Dealing with a Gastroparesis Flare

by Nancy Brown



What is a Gastroparesis Flare?

A medical flare is defined as a temporary worsening of symptoms of a disease or condition.  A gastroparesis (GP) flare is a period of time when you continually experience GP symptoms for consecutive days.  Symptoms can include vomiting, nausea, early satiety, bloating and abdominal pain.  GP flares often persist and are difficult to relieve.  If you have other conditions, they may flare-up as well.  Overall, you feel horrible.

What causes a Gastroparesis Flare?

You may feel that your GP flare is just one of those things, but there are underlying causes.  To check yourself, ask the following questions:

  • Have you changed anything in your diet?
  • Have you changed medications, including over the counter medications?
  • Has something changed in your life (new job, move, relationship changes)?
  • Are you under stress at work or home?
  • Are you getting enough sleep?
  • Are you exercising?
  • Have you been sick with non-GP illness?
  • For women, are you on your menstrual cycle?
  • Are you depressed or anxious?

Tips for dealing with a flare

During a GP flare, keep a food diary, tracking what you eat and symptoms that you experience.  Tracking this information along with medication changes, may aid in reducing the risk of having future GP flares.  If you’re able to exercise, walking after each meal aids digestion and reducing stress. Contact your Gastroenterologist or the doctor who treats your GP if symptoms and/or pain worsens.

Below are actual experiences from our GP community on how you know if you’re having a GP flare and advice for working through a GP flare.

K.B. – I know I’m having a GP flare when I start vomiting up everything. I get really sluggish and have trouble sleeping because I need to vomit or my stomach hurts. I always get dehydrated during this time enough that I need IV fluids.  My advice to work through one would be not eat or drink a lot. I usually just drink Pedialyte and ginger ale, and eat Pedialyte popsicles during these times. I do try to eat when I feel up to it even though I know I will vomit; hopefully something will stay down. A heating pad is great for pain.

I can’t take medicine because it makes me sick for some reason, but during flares especially I live on Phenergan suppositories and Zofran ODT. Sometimes I use Pepto chewable tablets. After about 2-3 weeks of a flare, I go to the ER for fluids because my flares usually last around the same time of 3-4 weeks long.

A.B. – I was in a flare the whole month of March and late April. No appetite, nausea every morning but thankfully, I’ve never had much pain. During those 2 months, I ate very little; basically potatoes, eggs, Jell-O, applesauce, (soft foods). I then started juicing and that seemed to help.

My main symptoms during a flare are nausea and early satiety with little appetite. I try to only eat bland foods and juice when I can.
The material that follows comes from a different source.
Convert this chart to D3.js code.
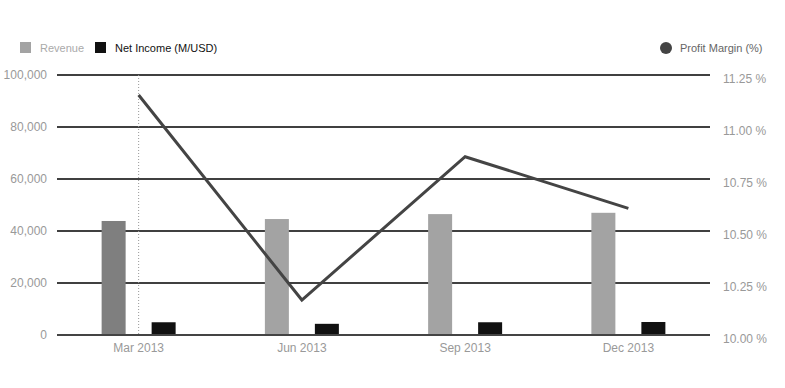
<!DOCTYPE html>
<html>
<head>
<meta charset="utf-8">
<script src="https://cdn.jsdelivr.net/npm/d3@7"></script>
<style>
  body { margin: 0; background: #fff; }
  text { font-family: "Liberation Sans", Arial, sans-serif; }
</style>
</head>
<body>
<div id="chart"></div>
<script>
// chart data
var quarters = ["Mar 2013", "Jun 2013", "Sep 2013", "Dec 2013"];
var revenue = [43850, 44600, 46500, 47000];
var netIncome = [4900, 4300, 4900, 5000];
var profitMargin = [11.154, 10.168, 10.857, 10.609];
var leftTicks = [0, 20000, 40000, 60000, 80000, 100000];
var rightTicks = [10.0, 10.25, 10.5, 10.75, 11.0, 11.25];

var svgWidth = 785;
var svgHeight = 388;

var margin = { top: 75, right: 75, bottom: 53, left: 57 };
var width = svgWidth - margin.left - margin.right;
var height = svgHeight - margin.top - margin.bottom;

var svg = d3.select("#chart")
  .append("svg")
  .attr("width", svgWidth)
  .attr("height", svgHeight);

var chartGroup = svg.append("g")
  .attr("transform", `translate(${margin.left}, ${margin.top})`);

// scales
var xScale = d3.scaleBand()
  .domain(quarters)
  .range([0, width]);

var yLeft = d3.scaleLinear()
  .domain([0, 100000])
  .range([height, 0]);

var yRight = d3.scaleLinear()
  .domain([10, 11.25])
  .range([height, 0]);

// gridlines
chartGroup.selectAll(".grid")
  .data(leftTicks.slice(1))
  .enter()
  .append("line")
  .attr("x1", 0)
  .attr("x2", width)
  .attr("y1", d => yLeft(d))
  .attr("y2", d => yLeft(d))
  .attr("stroke", "#000")
  .attr("stroke-width", 1.5);

// left axis
var leftAxis = d3.axisLeft(yLeft)
  .tickValues(leftTicks)
  .tickSize(0)
  .tickPadding(10)
  .tickFormat(d3.format(","));

var gLeft = chartGroup.append("g").call(leftAxis);
gLeft.select(".domain").remove();
gLeft.selectAll("text")
  .attr("fill", "#999")
  .attr("font-size", 12);

// right axis
var rightAxis = d3.axisRight(yRight)
  .tickValues(rightTicks)
  .tickSize(0)
  .tickPadding(13)
  .tickFormat(d => d3.format(".2f")(d) + " %");

var gRight = chartGroup.append("g")
  .attr("transform", `translate(${width}, 0)`)
  .call(rightAxis);
gRight.select(".domain").remove();
gRight.selectAll("text")
  .attr("fill", "#999")
  .attr("font-size", 12)
  .attr("dy", "0.6em");

// bottom axis
var bottomAxis = d3.axisBottom(xScale)
  .tickSize(0)
  .tickPadding(8);

var gBottom = chartGroup.append("g")
  .attr("transform", `translate(0, ${height})`)
  .call(bottomAxis);
gBottom.select(".domain").remove();
gBottom.selectAll("text")
  .attr("fill", "#999")
  .attr("font-size", 12);

// hover crosshair
var hoverX = xScale(quarters[0]) + xScale.bandwidth() / 2;
chartGroup.append("line")
  .attr("x1", hoverX)
  .attr("x2", hoverX)
  .attr("y1", 0)
  .attr("y2", height)
  .attr("stroke", "#999")
  .attr("stroke-width", 1)
  .attr("stroke-dasharray", "1,2");

// revenue bars
var barW = 24;
chartGroup.selectAll(".rev")
  .data(quarters)
  .enter()
  .append("rect")
  .attr("x", d => xScale(d) + xScale.bandwidth() / 2 - 25 - barW / 2)
  .attr("y", (d, i) => yLeft(revenue[i]))
  .attr("width", barW)
  .attr("height", (d, i) => height - yLeft(revenue[i]))
  .attr("fill", (d, i) => i === 0 ? "#7f7f7f" : "#a3a3a3");

// net income bars
chartGroup.selectAll(".net")
  .data(quarters)
  .enter()
  .append("rect")
  .attr("x", d => xScale(d) + xScale.bandwidth() / 2 + 25 - barW / 2)
  .attr("y", (d, i) => yLeft(netIncome[i]))
  .attr("width", barW)
  .attr("height", (d, i) => height - yLeft(netIncome[i]))
  .attr("fill", "#111");

// zero line
chartGroup.append("line")
  .attr("x1", 0)
  .attr("x2", width)
  .attr("y1", height)
  .attr("y2", height)
  .attr("stroke", "#444")
  .attr("stroke-width", 2);

// profit margin line
var line = d3.line()
  .x((d, i) => xScale(quarters[i]) + xScale.bandwidth() / 2)
  .y(d => yRight(d));

chartGroup.append("path")
  .datum(profitMargin)
  .attr("d", line)
  .attr("fill", "none")
  .attr("stroke", "#444")
  .attr("stroke-width", 3);

// legend
var legend = svg.append("g");
legend.append("rect")
  .attr("x", 20).attr("y", 42).attr("width", 11).attr("height", 11)
  .attr("fill", "#a3a3a3");
legend.append("text")
  .attr("x", 40).attr("y", 52)
  .attr("font-size", 11)
  .attr("fill", "#aaa")
  .text("Revenue");
legend.append("rect")
  .attr("x", 95).attr("y", 42).attr("width", 11).attr("height", 11)
  .attr("fill", "#111");
legend.append("text")
  .attr("x", 115).attr("y", 52)
  .attr("font-size", 11)
  .attr("fill", "#111")
  .text("Net Income (M/USD)");
legend.append("circle")
  .attr("cx", 666).attr("cy", 48).attr("r", 6)
  .attr("fill", "#444");
legend.append("text")
  .attr("x", 680).attr("y", 52)
  .attr("font-size", 11)
  .attr("fill", "#666")
  .text("Profit Margin (%)");
</script>
</body>
</html>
I can usually tell I’m starting a flare when I wake up in the mornings and the nausea hits. Thankfully my nausea only lasts until early afternoons but, I’m still not hungry. I also drink fresh ginger tea and take ginger capsules to help with the nausea.

K.H. – I seem to get one extremely bad flare up that lands me in the hospital every month. A few days before the never-ending vomiting starts, I notice that my usual safe foods are no longer tolerable, I become constantly nauseous, bloated so much so I’m asked when I’m due. Drinking water feels like a chore. I’m still new to this disease so I haven’t learned too many ways to gain relief yet, but I found hot showers/baths, ginger candy and sipping on cola help a little bit.

It’s important to remember that people experience GP flares differently.  Just as not everyone experiences GP the same, not every solution works for everyone.  Work with your Gastroenterologist or doctor who treats your GP to figure out what works best when experiencing a GP flare.


Nancy Brown lives in Virginia with her husband of 38 years, Ed.  They’re empty nesters and are enjoying retirement.  Prior to retiring, Nancy was a Manager of Requirement Analysis at Navy Federal Credit Union.